— Start Material for the task —

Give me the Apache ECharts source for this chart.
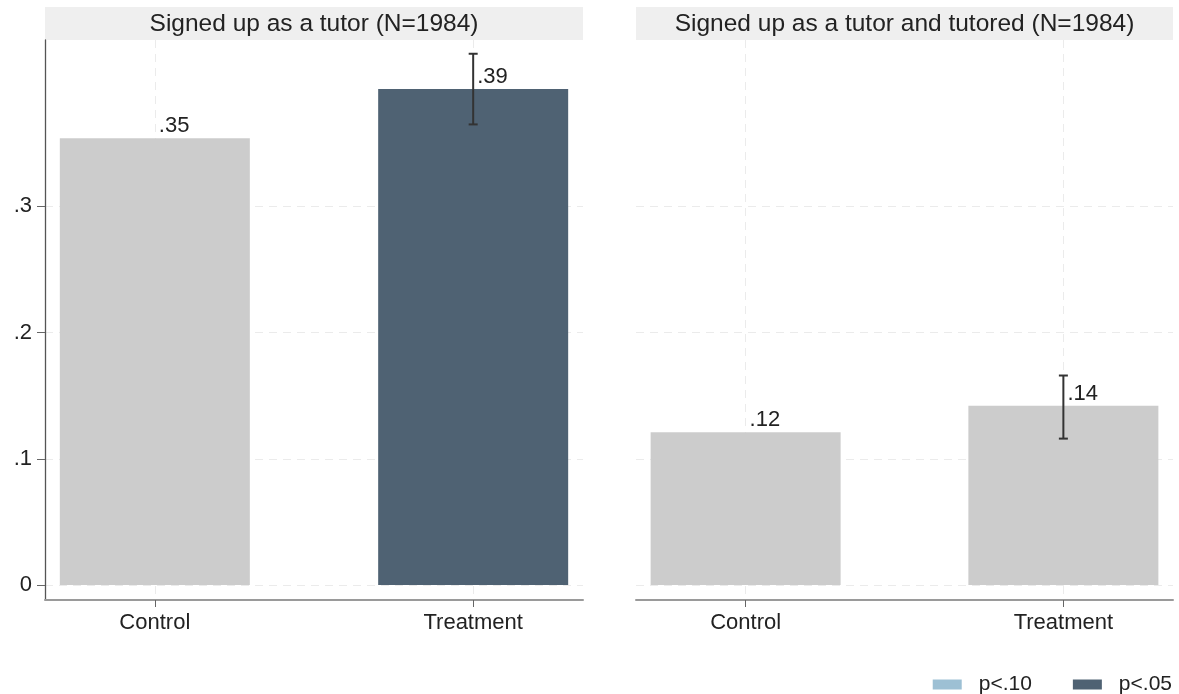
<!DOCTYPE html>
<html><head><meta charset="utf-8">
<script src="https://cdn.jsdelivr.net/npm/echarts@6/dist/echarts.min.js"></script>
<style>html,body{margin:0;padding:0;background:#fff}#c{width:1179px;height:694px}</style>
</head><body><div id="c"></div>
<script>
// ---- data ----
const categories = ['Control', 'Treatment'];
const panelTitles = ['Signed up as a tutor (N=1984)', 'Signed up as a tutor and tutored (N=1984)'];
const tutorMeans = [0.354, 0.393];
const tutorLow = [null, 0.365];
const tutorHigh = [null, 0.421];
const tutorSig = ['', 'p<.05'];
const tutoredMeans = [0.121, 0.142];
const tutoredLow = [null, 0.116];
const tutoredHigh = [null, 0.166];
const tutoredSig = ['', ''];
const yTicks = [0, 0.1, 0.2, 0.3];
const yTickLabels = ['0', '.1', '.2', '.3'];
const legendItems = ['p<.10', 'p<.05'];

// ---- styling ----
const FONT = '"Liberation Sans", Arial, Helvetica, sans-serif';
const TXT = '#222';
const sigColor = { '': '#cccccc', 'p<.10': '#9dc0d4', 'p<.05': '#4f6273' };
const gridDefs = [
  { left: 45, right: 596, top: 40, bottom: 94 },
  { left: 636, right: 6, top: 40, bottom: 94 }
];
const W = 1179;
const panels = [
  { means: tutorMeans, low: tutorLow, high: tutorHigh, sig: tutorSig, title: panelTitles[0] },
  { means: tutoredMeans, low: tutoredLow, high: tutoredHigh, sig: tutoredSig, title: panelTitles[1] }
];

const chart = echarts.init(document.getElementById('c'));
const xAxes = [], yAxes = [], series = [], graphics = [];

panels.forEach((p, i) => {
  xAxes.push({
    type: 'value', gridIndex: i, min: -0.345, max: 1.345,
    axisLine: { show: true, onZero: false, lineStyle: { color: '#9a9a9a', width: 2 } },
    axisTick: { show: true, customValues: [0, 1], length: 7, lineStyle: { color: '#666', width: 1 } },
    axisLabel: { customValues: [0, 1], formatter: v => categories[Math.round(v)], fontFamily: FONT, fontSize: 22, color: TXT, margin: 12 },
    splitLine: { show: true, lineStyle: { color: '#ebebeb', type: [8, 6], width: 1 } }
  });
  yAxes.push({
    type: 'value', gridIndex: i, min: -0.0119, max: 0.4319,
    axisLine: { show: i === 0, onZero: false, lineStyle: { color: '#555', width: 1.3 } },
    axisTick: { show: i === 0, customValues: yTicks, length: 8, lineStyle: { color: '#666', width: 1 } },
    axisLabel: { show: i === 0, customValues: yTicks, margin: 13, fontFamily: FONT, fontSize: 22, color: TXT,
      formatter: v => yTickLabels[yTicks.findIndex(t => Math.abs(t - v) < 1e-9)] },
    splitLine: { show: true, lineStyle: { color: '#ebebeb', type: [8, 6], width: 1 } }
  });
  series.push({
    type: 'bar', xAxisIndex: i, yAxisIndex: i, barWidth: 190, barGap: '-100%', z: 2,
    data: p.means.map((v, k) => ({ value: [k, v], itemStyle: { color: sigColor[p.sig[k]] } })),
    label: {
      show: true, position: 'top', distance: 1, align: 'left', offset: [4, 0],
      fontFamily: FONT, fontSize: 22, color: TXT,
      formatter: prm => prm.value[1].toFixed(2).replace(/^0/, '')
    }
  });
  const ebData = [];
  p.means.forEach((v, k) => { if (p.low[k] != null) ebData.push([k, p.low[k], p.high[k]]); });
  series.push({
    type: 'custom', xAxisIndex: i, yAxisIndex: i, z: 5,
    data: ebData,
    encode: { x: 0, y: [1, 2] },
    renderItem: (params, api) => {
      const x = api.value(0);
      const top = api.coord([x, api.value(2)]);
      const bot = api.coord([x, api.value(1)]);
      const cap = 4.5;
      const st = { stroke: '#333', lineWidth: 2 };
      return { type: 'group', children: [
        { type: 'line', shape: { x1: top[0], y1: top[1], x2: bot[0], y2: bot[1] }, style: st },
        { type: 'line', shape: { x1: top[0] - cap, y1: top[1], x2: top[0] + cap, y2: top[1] }, style: st },
        { type: 'line', shape: { x1: bot[0] - cap, y1: bot[1], x2: bot[0] + cap, y2: bot[1] }, style: st }
      ] };
    }
  });
  const g = gridDefs[i];
  const x0 = g.left, x1 = W - g.right;
  graphics.push({ type: 'rect', shape: { x: x0, y: 7, width: x1 - x0, height: 33 }, style: { fill: '#efefef' }, z: -1 });
  graphics.push({ type: 'text', x: (x0 + x1) / 2, y: 24, style: { text: p.title, font: '24.5px ' + FONT, fill: TXT, align: 'center', verticalAlign: 'middle', textAlign: 'center', textVerticalAlign: 'middle' }, z: 1 });
});

legendItems.forEach(name => {
  series.push({ type: 'bar', name: name, xAxisIndex: 0, yAxisIndex: 0, barWidth: 190, barGap: '-100%', data: [], itemStyle: { color: sigColor[name] } });
});

chart.setOption({
  animation: false,
  backgroundColor: '#fff',
  grid: gridDefs,
  xAxis: xAxes,
  yAxis: yAxes,
  series: series,
  graphic: graphics,
  legend: {
    data: legendItems, right: 2, top: 669, icon: 'rect', itemWidth: 29, itemHeight: 10, itemGap: 41,
    textStyle: { fontFamily: FONT, fontSize: 21, color: TXT, padding: [0, 0, 0, 12] }
  }
});
</script></body></html>
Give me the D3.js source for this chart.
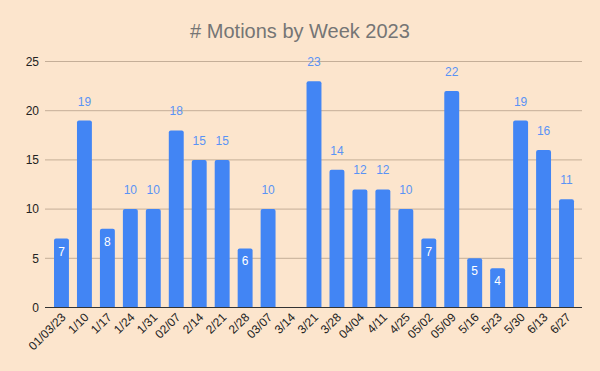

— End Material for the task —

Say how many lines in the listing above include "source". Give nothing but the number.

2